Stephen F. Austin State University

The general restored order in East Texas field (June 2017)

The general restored order in East Texas field

By Van Craddock

Black gold brought untold wealth to Gregg County and East Texas. It also brought chaos.

However, by late September 1931, martial law had restored a semblance of order to the great East Texas oil Field. Gov. Ross Sterling and Brig. Gen. Jacob Wolters made sure of that.

In late 1930 and early 1931, three oil wells came in near Henderson, Kilgore and Longview. The wells weren't isolated pockets of petroleum. Rather, the wells confirmed the existence of one huge field, the largest in the United States.

The East Texas field covered parts of five counties, including Gregg County. The nation's Great Depression was all but forgotten locally as thousands of roughnecks, wildcatters, refiners and other folks scrambled into East Texas to make their fortunes.
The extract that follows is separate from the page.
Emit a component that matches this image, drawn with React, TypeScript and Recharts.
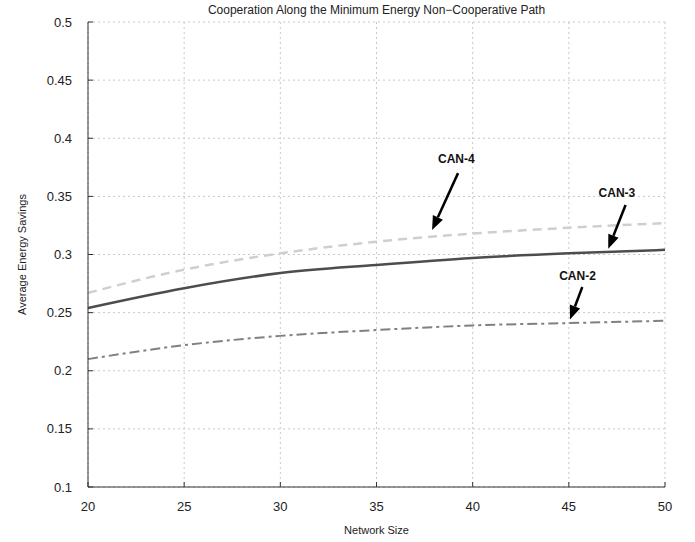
import { LineChart, Line, XAxis, YAxis, CartesianGrid, ReferenceLine, ReferenceDot } from 'recharts';

const networkSize = [20, 25, 30, 35, 40, 45, 50];
const can4 = [0.267, 0.287, 0.301, 0.311, 0.318, 0.323, 0.327];
const can3 = [0.254, 0.271, 0.284, 0.291, 0.297, 0.301, 0.304];
const can2 = [0.210, 0.222, 0.230, 0.235, 0.239, 0.241, 0.243];

const xTicks = [20, 25, 30, 35, 40, 45, 50];
const yTicks = [0.1, 0.15, 0.2, 0.25, 0.3, 0.35, 0.4, 0.45, 0.5];

// annotation arrows in data units: label position, arrow start, arrow tip
const notes = [
  { name: 'CAN-4', lx: 39.15, ly: 0.382, x1: 39.24, y1: 0.3700, x2: 37.89, y2: 0.3210 },
  { name: 'CAN-3', lx: 47.5, ly: 0.353, x1: 47.95, y1: 0.3426, x2: 47.05, y2: 0.3050 },
  { name: 'CAN-2', lx: 45.45, ly: 0.2815, x1: 45.7, y1: 0.2720, x2: 45.06, y2: 0.2440 },
];

const data = networkSize.map((n, i) => ({ n, can4: can4[i], can3: can3[i], can2: can2[i] }));

const font = '"Liberation Sans", Arial, sans-serif';

function Arrow(props: any) {
  const { x1, y1, x2, y2 } = props;
  const ang = Math.atan2(y2 - y1, x2 - x1);
  const len = 14;
  const w = 5.5;
  const bx = x2 - len * Math.cos(ang);
  const by = y2 - len * Math.sin(ang);
  const px = -Math.sin(ang) * w;
  const py = Math.cos(ang) * w;
  return (
    <g>
      <line x1={x1} y1={y1} x2={bx} y2={by} stroke="#000" strokeWidth={2.5} />
      <polygon points={`${x2},${y2} ${bx + px},${by + py} ${bx - px},${by - py}`} fill="#000" />
    </g>
  );
}

// ticks point inward, like the original
function YTick(props: any) {
  const { x, y, payload } = props;
  return (
    <g>
      <line x1={x + 16} y1={y} x2={x + 21} y2={y} stroke="#333" strokeWidth={1} />
      <text x={x} y={y} dy="0.35em" textAnchor="end" fill="#222" fontSize={13} fontFamily={font}>
        {payload.value}
      </text>
    </g>
  );
}

function XTick(props: any) {
  const { x, y, payload } = props;
  return (
    <g>
      <line x1={x} y1={y - 15} x2={x} y2={y - 20} stroke="#333" strokeWidth={1} />
      <text x={x} y={y} dy="0.71em" textAnchor="middle" fill="#222" fontSize={13} fontFamily={font}>
        {payload.value}
      </text>
    </g>
  );
}

export default function App() {
  return (
    <div style={{ position: 'absolute', left: 0, top: 0, width: 695, height: 542, background: '#fff', fontFamily: font }}>
      <div style={{ position: 'absolute', left: 88, width: 577, top: 3, textAlign: 'center', fontSize: 12, color: '#222' }}>
        Cooperation Along the Minimum Energy Non−Cooperative Path
      </div>
      <LineChart width={695} height={542} data={data} margin={{ top: 22, right: 30, bottom: 0, left: 0 }}>
        <CartesianGrid stroke="#c8c8c8" strokeDasharray="2 3" />
        <XAxis
          dataKey="n"
          type="number"
          domain={[20, 50]}
          ticks={xTicks}
          height={55}
          tickSize={0}
          tickMargin={15}
          stroke="#333"
          tick={<XTick />}
          label={{ value: 'Network Size', position: 'insideBottom', offset: 8, fill: '#222', fontSize: 11, fontFamily: font }}
        />
        <YAxis
          type="number"
          domain={[0.1, 0.5]}
          ticks={yTicks}
          width={88}
          tickSize={0}
          tickMargin={16}
          stroke="#333"
          tick={<YTick />}
          label={{ value: 'Average Energy Savings', angle: -90, position: 'insideLeft', offset: 22, fill: '#222', fontSize: 11, fontFamily: font, style: { textAnchor: 'middle' } }}
        />
        <Line type="monotone" dataKey="can4" stroke="#cfcfcf" strokeWidth={2.5} strokeDasharray="9 6" dot={false} isAnimationActive={false} />
        <Line type="monotone" dataKey="can3" stroke="#4d4d4d" strokeWidth={2.5} dot={false} isAnimationActive={false} />
        <Line type="monotone" dataKey="can2" stroke="#808080" strokeWidth={2} strokeDasharray="10 4 3 4" dot={false} isAnimationActive={false} />
        {notes.map((a) => (
          <ReferenceLine key={a.name + 'l'} segment={[{ x: a.x1, y: a.y1 }, { x: a.x2, y: a.y2 }]} shape={<Arrow />} />
        ))}
        {notes.map((a) => (
          <ReferenceDot
            key={a.name + 'd'}
            x={a.lx}
            y={a.ly}
            r={0}
            fill="none"
            stroke="none"
            label={{ value: a.name, position: 'center', fill: '#111', fontSize: 12, fontWeight: 'bold', fontFamily: font }}
          />
        ))}
      </LineChart>
    </div>
  );
}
By August 1931, the field was producing a million barrels of oil a day. As production soared, the price of a barrel of oil plummeted from almost a dollar to six cents. That's when the state of Texas stepped in.

Gov. Sterling declared martial law, ordering the Texas Rangers and some 1,200 Texas National Guardsmen into the field. All 1,600-plus wells were shut down until further notice in Gregg and other counties.

"There exists an organized and entrenched group of crude petroleum oil and natural gas producers … who are in a state of insurrection against the conservation laws of the state," read Sterling's Aug. 16 martial law proclamation.

"Resistance to the law of the state is insurrection," said Wolters as he stepped off a train in Kilgore on Aug. 17. "That's war, whether it be armed or not … Violators will be arrested and held in jail until martial law is lifted to prevent them doing any more damage to the field."

However, the general noted the soldiers "come not as enemies, but as friends. We want the cooperation of our fellow Texans in carrying out the conservation laws of this state."

Wolters had an awesome task: responsibility for an oil field covering 2,815 square miles. But the general was the man for the job.

Born in 1871, Wolters was a graduate of Add-Ran College (later called Texas Christian University). He was a lawyer and former Fayette County state legislator. He long had been involved in Texas Democratic Party activities, running unsuccessfully for U.S. senator in 1912.

Wolters had joined the Texas National Guard as a private in 1891. He served as a lieutenant in the First Texas Cavalry during the Spanish-American War and organized the Fifty-Sixth Cavalry Brigade during World War I. He became brigadier general of the Texas National Guard in 1918.

Wolters was familiar with Gregg County. In July 1919 he'd commanded Guardsmen in Longview when martial law was declared because of a race riot. In 1920 he led 2,000 state militia to Galveston to keep peace during a longshoremen's strike. He'd also commanded troops at oil-boom disturbances at Mexia and Borger.

Not everyone was happy to see the National Guardsmen and Texas Rangers. In late August arsonists burned several Kilgore churches. Kilgore residents were "in a state of feverish excitement" over the blazes. Wolters banned any "mass gatherings" in the area. Some independent producers used illegal means to keep their oil flowing.

In addition to guarding the enormous field, Wolters' state militia was battling those attracted to an oil boom: gamblers, bootleggers, thieves and prostitutes.

Kilgore Mayor J. Malcolm supported what Gov. Sterling had done. "We feel that martial law is and has been acceptable to the good citizens of East Texas is beyond question," said the mayor. "We feel that disaster was averted by your heroic act."

The East Texas field resumed production on Sept. 5 with the Texas Railroad Commission issuing a proration order limited the field's production to 400,000 barrels a day. A federal judge finally ended martial law in February 1932.

Brig. Gen. Jacob Wolters died in October 1935. He was serving as general counsel for the Texas Company (later called Texaco) at the time of his death.

Palo Pinto County's Fort Wolters, established in 1925, is named after the man who maintained order in the East Texas Oil Field.